Task: Copy out the material below in full, but not its images.

((

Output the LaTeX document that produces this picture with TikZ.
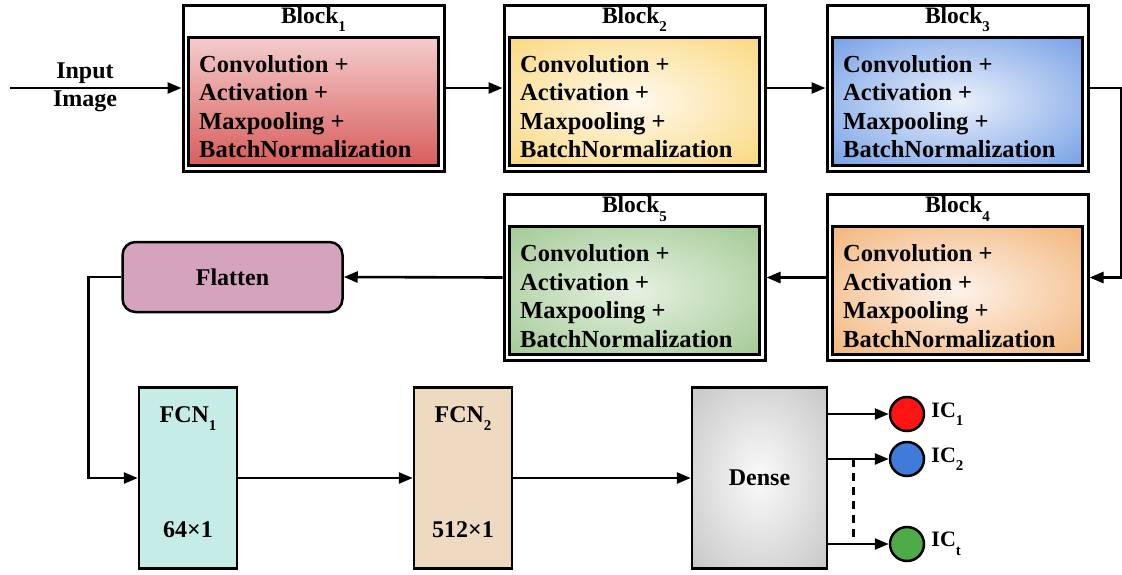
\documentclass[tikz,border=0pt]{standalone}
\usepackage{fontspec}
\setmainfont{Liberation Serif}
\usetikzlibrary{arrows.meta,calc}

% palette
\definecolor{redtop}{HTML}{F4CDCD}
\definecolor{redbot}{HTML}{D85E5C}
\definecolor{yelin}{HTML}{FFF9EE}
\definecolor{yelout}{HTML}{F8CF5E}
\definecolor{bluin}{HTML}{EAF0FB}
\definecolor{bluout}{HTML}{5589DF}
\definecolor{orain}{HTML}{FDF2EA}
\definecolor{oraout}{HTML}{EFA45A}
\definecolor{grnin}{HTML}{E6F1E1}
\definecolor{grnout}{HTML}{8FBE7E}
\definecolor{grayin}{HTML}{FAFAFA}
\definecolor{grayout}{HTML}{ABABAB}
\definecolor{flatc}{HTML}{D6A3BE}
\definecolor{fcnone}{HTML}{C5ECE6}
\definecolor{fcntwo}{HTML}{EED9C1}
\definecolor{icred}{HTML}{FF1414}
\definecolor{icblue}{HTML}{3F7BD9}
\definecolor{icgreen}{HTML}{4EAB48}

% soft glow fills (bright centre, saturated rim)
\pgfdeclareradialshading{glowyellow}{\pgfpoint{0bp}{0bp}}{color(0bp)=(yelin); color(46bp)=(yelout); color(100bp)=(yelout)}
\pgfdeclareradialshading{glowblue}{\pgfpoint{0bp}{0bp}}{color(0bp)=(bluin); color(46bp)=(bluout); color(100bp)=(bluout)}
\pgfdeclareradialshading{gloworange}{\pgfpoint{0bp}{0bp}}{color(0bp)=(orain); color(46bp)=(oraout); color(100bp)=(oraout)}
\pgfdeclareradialshading{glowgreen}{\pgfpoint{0bp}{0bp}}{color(0bp)=(grnin); color(46bp)=(grnout); color(100bp)=(grnout)}
\pgfdeclareradialshading{glowgray}{\pgfpoint{0bp}{0bp}}{color(0bp)=(grayin); color(55bp)=(grayout); color(100bp)=(grayout)}

\newcommand{\lowsub}[1]{\raisebox{-8.5pt}{\fontsize{15}{15}\selectfont #1}}

\tikzset{
  blockframe/.style={draw, line width=3pt, minimum width=261pt, minimum height=166pt, inner sep=0pt},
  blockcore/.style={draw, line width=3pt, minimum width=250pt, minimum height=128pt, inner sep=0pt},
  blocktext/.style={anchor=north west, align=left, inner sep=0pt, font=\fontsize{24.5}{28.5}\selectfont\bfseries},
  blocktitle/.style={anchor=base, inner sep=0pt, font=\fontsize{23.5}{24}\selectfont\bfseries},
  bigtext/.style={font=\fontsize{24}{28}\selectfont\bfseries},
  fcnbox/.style={draw, line width=2.5pt, minimum width=98pt, minimum height=181pt, inner sep=0pt},
  ic/.style={draw, circle, line width=2.5pt, minimum size=34pt, inner sep=0pt},
  iclabel/.style={anchor=west, inner sep=0pt, font=\fontsize{22}{24}\selectfont\bfseries},
  arr/.style={line width=2.6pt, -{Triangle[length=14pt,width=11pt]}},
  plain/.style={line width=2.6pt},
}

\begin{document}
\begin{tikzpicture}[x=1pt,y=-1pt]
\useasboundingbox (0,0) rectangle (1122,574);

% ---------- convolution blocks ----------
\node[blockframe] (b1o) at (313.5,88) {};
\node[blockcore, top color=redtop, bottom color=redbot] (b1) at (313.5,101) {};
\node[blocktitle] (b1t) at (313.5,23) {Block\lowsub{1}};
\node[blocktext] (b1x) at ($(b1.north west)+(12,19.5)$) {Convolution +\\Activation +\\Maxpooling +\\BatchNormalization};

\node[blockframe] (b2o) at (634.5,88) {};
\node[blockcore, shading=glowyellow] (b2) at (634.5,101) {};
\node[blocktitle] (b2t) at (634.5,23) {Block\lowsub{2}};
\node[blocktext] (b2x) at ($(b2.north west)+(12,19.5)$) {Convolution +\\Activation +\\Maxpooling +\\BatchNormalization};

\node[blockframe] (b3o) at (957.5,88) {};
\node[blockcore, shading=glowblue] (b3) at (957.5,101) {};
\node[blocktitle] (b3t) at (957.5,23) {Block\lowsub{3}};
\node[blocktext] (b3x) at ($(b3.north west)+(12,19.5)$) {Convolution +\\Activation +\\Maxpooling +\\BatchNormalization};

\node[blockframe] (b4o) at (957.5,277.5) {};
\node[blockcore, shading=gloworange] (b4) at (957.5,290.5) {};
\node[blocktitle] (b4t) at (957.5,212.5) {Block\lowsub{4}};
\node[blocktext] (b4x) at ($(b4.north west)+(12,19.5)$) {Convolution +\\Activation +\\Maxpooling +\\BatchNormalization};

\node[blockframe] (b5o) at (634.5,277.5) {};
\node[blockcore, shading=glowgreen] (b5) at (634.5,290.5) {};
\node[blocktitle] (b5t) at (634.5,212.5) {Block\lowsub{5}};
\node[blocktext] (b5x) at ($(b5.north west)+(12,19.5)$) {Convolution +\\Activation +\\Maxpooling +\\BatchNormalization};

% ---------- flatten, fully connected, dense ----------
\node[draw, line width=2.5pt, rounded corners=13pt, fill=flatc, minimum width=220pt, minimum height=70pt, bigtext] (fl) at (232.5,277) {Flatten};

\node[fcnbox, fill=fcnone] (f1) at (188,478) {};
\node[bigtext, anchor=base, inner sep=0pt] (f1t) at ($(f1.north)+(0,36)$) {FCN\lowsub{1}};
\node[bigtext, anchor=base, inner sep=0pt] (f1s) at ($(f1.north)+(0,151)$) {64×1};

\node[fcnbox, fill=fcntwo] (f2) at (463,478) {};
\node[bigtext, anchor=base, inner sep=0pt] (f2t) at ($(f2.north)+(0,36)$) {FCN\lowsub{2}};
\node[bigtext, anchor=base, inner sep=0pt] (f2s) at ($(f2.north)+(0,151)$) {512×1};

\node[draw, line width=2.5pt, shading=glowgray, minimum width=135pt, minimum height=181pt, inner sep=0pt, bigtext] (dn) at (759.5,478) {Dense};

% ---------- output classes ----------
\node[ic, fill=icred] (c1) at (907,414) {};
\node[ic, fill=icblue] (c2) at (907,459) {};
\node[ic, fill=icgreen] (ct) at (907,544) {};
\node[iclabel] (l1) at ($(c1.east)+(6,0)$) {IC\lowsub{1}};
\node[iclabel] (l2) at ($(c2.east)+(6,0)$) {IC\lowsub{2}};
\node[iclabel] (lt) at ($(ct.east)+(6,0)$) {IC\lowsub{t}};

% ---------- input ----------
\coordinate (src) at (10,88);
\node[bigtext, align=center, inner sep=0pt] (inlab) at (85,87.5) {Input\\Image};

% ---------- connectors ----------
\draw[arr] (src) -- (b1o.west);
\draw[arr] (b1o.east) -- (b2o.west);
\draw[arr] (b2o.east) -- (b3o.west);
\draw[arr] (b3o.east) -- ++(32,0) |- (b4o.east);
\draw[arr] (b4o.west) -- (b5o.east);
\draw[arr] (b5o.west) -- (fl.east);
\draw[arr] (fl.west) -- ++(-33,0) |- (f1.west);
\draw[arr] (f1.east) -- (f2.west);
\draw[arr] (f2.east) -- (dn.west);
\draw[arr] (dn.east |- c1) -- (c1.west);
\draw[arr] (dn.east |- c2) -- (c2.west);
\draw[arr] (dn.east |- ct) -- (ct.west);
\coordinate (tapa) at ($(dn.east |- c2)+(25,0)$);
\coordinate (tapb) at ($(dn.east |- ct)+(25,0)$);
\draw[plain, dash pattern=on 8pt off 6pt] (tapa) -- (tapb);
\end{tikzpicture}
\end{document}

))

Solved exercise:
Output the LaTeX document that produces this picture with TikZ.
\documentclass[tikz,border=0pt]{standalone}
\usepackage{fontspec}
\setmainfont{Liberation Serif}
\usetikzlibrary{arrows.meta,calc}

% palette
\definecolor{redtop}{HTML}{F4CDCD}
\definecolor{redbot}{HTML}{D85E5C}
\definecolor{yelin}{HTML}{FFF9EE}
\definecolor{yelout}{HTML}{F8CF5E}
\definecolor{bluin}{HTML}{EAF0FB}
\definecolor{bluout}{HTML}{5589DF}
\definecolor{orain}{HTML}{FDF2EA}
\definecolor{oraout}{HTML}{EFA45A}
\definecolor{grnin}{HTML}{E6F1E1}
\definecolor{grnout}{HTML}{8FBE7E}
\definecolor{grayin}{HTML}{FAFAFA}
\definecolor{grayout}{HTML}{ABABAB}
\definecolor{flatc}{HTML}{D6A3BE}
\definecolor{fcnone}{HTML}{C5ECE6}
\definecolor{fcntwo}{HTML}{EED9C1}
\definecolor{icred}{HTML}{FF1414}
\definecolor{icblue}{HTML}{3F7BD9}
\definecolor{icgreen}{HTML}{4EAB48}

% soft glow fills (bright centre, saturated rim)
\pgfdeclareradialshading{glowyellow}{\pgfpoint{0bp}{0bp}}{color(0bp)=(yelin); color(46bp)=(yelout); color(100bp)=(yelout)}
\pgfdeclareradialshading{glowblue}{\pgfpoint{0bp}{0bp}}{color(0bp)=(bluin); color(46bp)=(bluout); color(100bp)=(bluout)}
\pgfdeclareradialshading{gloworange}{\pgfpoint{0bp}{0bp}}{color(0bp)=(orain); color(46bp)=(oraout); color(100bp)=(oraout)}
\pgfdeclareradialshading{glowgreen}{\pgfpoint{0bp}{0bp}}{color(0bp)=(grnin); color(46bp)=(grnout); color(100bp)=(grnout)}
\pgfdeclareradialshading{glowgray}{\pgfpoint{0bp}{0bp}}{color(0bp)=(grayin); color(55bp)=(grayout); color(100bp)=(grayout)}

\newcommand{\lowsub}[1]{\raisebox{-8.5pt}{\fontsize{15}{15}\selectfont #1}}

\tikzset{
  blockframe/.style={draw, line width=3pt, minimum width=261pt, minimum height=166pt, inner sep=0pt},
  blockcore/.style={draw, line width=3pt, minimum width=250pt, minimum height=128pt, inner sep=0pt},
  blocktext/.style={anchor=north west, align=left, inner sep=0pt, font=\fontsize{24.5}{28.5}\selectfont\bfseries},
  blocktitle/.style={anchor=base, inner sep=0pt, font=\fontsize{23.5}{24}\selectfont\bfseries},
  bigtext/.style={font=\fontsize{24}{28}\selectfont\bfseries},
  fcnbox/.style={draw, line width=2.5pt, minimum width=98pt, minimum height=181pt, inner sep=0pt},
  ic/.style={draw, circle, line width=2.5pt, minimum size=34pt, inner sep=0pt},
  iclabel/.style={anchor=west, inner sep=0pt, font=\fontsize{22}{24}\selectfont\bfseries},
  arr/.style={line width=2.6pt, -{Triangle[length=14pt,width=11pt]}},
  plain/.style={line width=2.6pt},
}

\begin{document}
\begin{tikzpicture}[x=1pt,y=-1pt]
\useasboundingbox (0,0) rectangle (1122,574);

% ---------- convolution blocks ----------
\node[blockframe] (b1o) at (313.5,88) {};
\node[blockcore, top color=redtop, bottom color=redbot] (b1) at (313.5,101) {};
\node[blocktitle] (b1t) at (313.5,23) {Block\lowsub{1}};
\node[blocktext] (b1x) at ($(b1.north west)+(12,19.5)$) {Convolution +\\Activation +\\Maxpooling +\\BatchNormalization};

\node[blockframe] (b2o) at (634.5,88) {};
\node[blockcore, shading=glowyellow] (b2) at (634.5,101) {};
\node[blocktitle] (b2t) at (634.5,23) {Block\lowsub{2}};
\node[blocktext] (b2x) at ($(b2.north west)+(12,19.5)$) {Convolution +\\Activation +\\Maxpooling +\\BatchNormalization};

\node[blockframe] (b3o) at (957.5,88) {};
\node[blockcore, shading=glowblue] (b3) at (957.5,101) {};
\node[blocktitle] (b3t) at (957.5,23) {Block\lowsub{3}};
\node[blocktext] (b3x) at ($(b3.north west)+(12,19.5)$) {Convolution +\\Activation +\\Maxpooling +\\BatchNormalization};

\node[blockframe] (b4o) at (957.5,277.5) {};
\node[blockcore, shading=gloworange] (b4) at (957.5,290.5) {};
\node[blocktitle] (b4t) at (957.5,212.5) {Block\lowsub{4}};
\node[blocktext] (b4x) at ($(b4.north west)+(12,19.5)$) {Convolution +\\Activation +\\Maxpooling +\\BatchNormalization};

\node[blockframe] (b5o) at (634.5,277.5) {};
\node[blockcore, shading=glowgreen] (b5) at (634.5,290.5) {};
\node[blocktitle] (b5t) at (634.5,212.5) {Block\lowsub{5}};
\node[blocktext] (b5x) at ($(b5.north west)+(12,19.5)$) {Convolution +\\Activation +\\Maxpooling +\\BatchNormalization};

% ---------- flatten, fully connected, dense ----------
\node[draw, line width=2.5pt, rounded corners=13pt, fill=flatc, minimum width=220pt, minimum height=70pt, bigtext] (fl) at (232.5,277) {Flatten};

\node[fcnbox, fill=fcnone] (f1) at (188,478) {};
\node[bigtext, anchor=base, inner sep=0pt] (f1t) at ($(f1.north)+(0,36)$) {FCN\lowsub{1}};
\node[bigtext, anchor=base, inner sep=0pt] (f1s) at ($(f1.north)+(0,151)$) {64×1};

\node[fcnbox, fill=fcntwo] (f2) at (463,478) {};
\node[bigtext, anchor=base, inner sep=0pt] (f2t) at ($(f2.north)+(0,36)$) {FCN\lowsub{2}};
\node[bigtext, anchor=base, inner sep=0pt] (f2s) at ($(f2.north)+(0,151)$) {512×1};

\node[draw, line width=2.5pt, shading=glowgray, minimum width=135pt, minimum height=181pt, inner sep=0pt, bigtext] (dn) at (759.5,478) {Dense};

% ---------- output classes ----------
\node[ic, fill=icred] (c1) at (907,414) {};
\node[ic, fill=icblue] (c2) at (907,459) {};
\node[ic, fill=icgreen] (ct) at (907,544) {};
\node[iclabel] (l1) at ($(c1.east)+(6,0)$) {IC\lowsub{1}};
\node[iclabel] (l2) at ($(c2.east)+(6,0)$) {IC\lowsub{2}};
\node[iclabel] (lt) at ($(ct.east)+(6,0)$) {IC\lowsub{t}};

% ---------- input ----------
\coordinate (src) at (10,88);
\node[bigtext, align=center, inner sep=0pt] (inlab) at (85,87.5) {Input\\Image};

% ---------- connectors ----------
\draw[arr] (src) -- (b1o.west);
\draw[arr] (b1o.east) -- (b2o.west);
\draw[arr] (b2o.east) -- (b3o.west);
\draw[arr] (b3o.east) -- ++(32,0) |- (b4o.east);
\draw[arr] (b4o.west) -- (b5o.east);
\draw[arr] (b5o.west) -- (fl.east);
\draw[arr] (fl.west) -- ++(-33,0) |- (f1.west);
\draw[arr] (f1.east) -- (f2.west);
\draw[arr] (f2.east) -- (dn.west);
\draw[arr] (dn.east |- c1) -- (c1.west);
\draw[arr] (dn.east |- c2) -- (c2.west);
\draw[arr] (dn.east |- ct) -- (ct.west);
\coordinate (tapa) at ($(dn.east |- c2)+(25,0)$);
\coordinate (tapb) at ($(dn.east |- ct)+(25,0)$);
\draw[plain, dash pattern=on 8pt off 6pt] (tapa) -- (tapb);
\end{tikzpicture}
\end{document}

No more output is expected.